The next sibling down the line, Seneba, is a tiny reflection of her mom. She is always smiling and thinks I am hilarious, even when I have no idea why she is laughing. We hang out a lot and talk about ants. She is super into killing the ants in our house and we go on raids. Things got really real one night when she saw an ant crawling away with some of out lunch rice. She destroyed the nest and ate the rice they had taken right in front of their lifeless bodies. It was savage and now I know to never mess with Seneba and her food.
My tourando (the person that they named me after because when they tried to say Kelsey it came out as Koko) is my sister, Fama. She is a wild child to say the least. She has limitless energy and I think that makes it really hard to control her limbs. They fly out in all directions as she runs around our house crashing into things. I think it was a good choice for my tourando. We equal each other out.

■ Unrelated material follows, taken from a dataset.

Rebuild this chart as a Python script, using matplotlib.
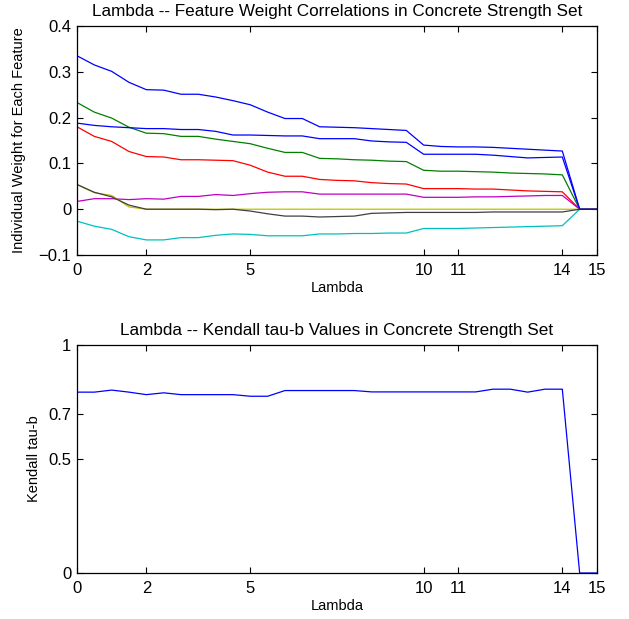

The baby of the family is Njaya. Or at least I think so…I have no idea how to spell her name and nobody else does either. She mostly just sits as babies do. Sometimes she cries and other times she doesn’t. I don’t know if you can tell but I’m not big on babies. She is certainly big on me though. I am the only one who can make her laugh besides her mother. There is something funny about a big white girl trying to blend in with her family.
Finally there is me. I eat a lot of rice. I mostly sit with ladies all day practicing my Wolof and occasionally go on an ant raid with my sister. I have yet to eat their food though. I’m still working on integrating but I’m not sure if that is part of it. Let me know what you think.
That’s it for my first blog ever. As you can tell, as I learn Wolof, I slowly lose my English skills. Sorry ‘bout it. I will probably post more as I have internet but also I am too lazy to even edit this blog post so who knows what will come. Ba Benen Yoon.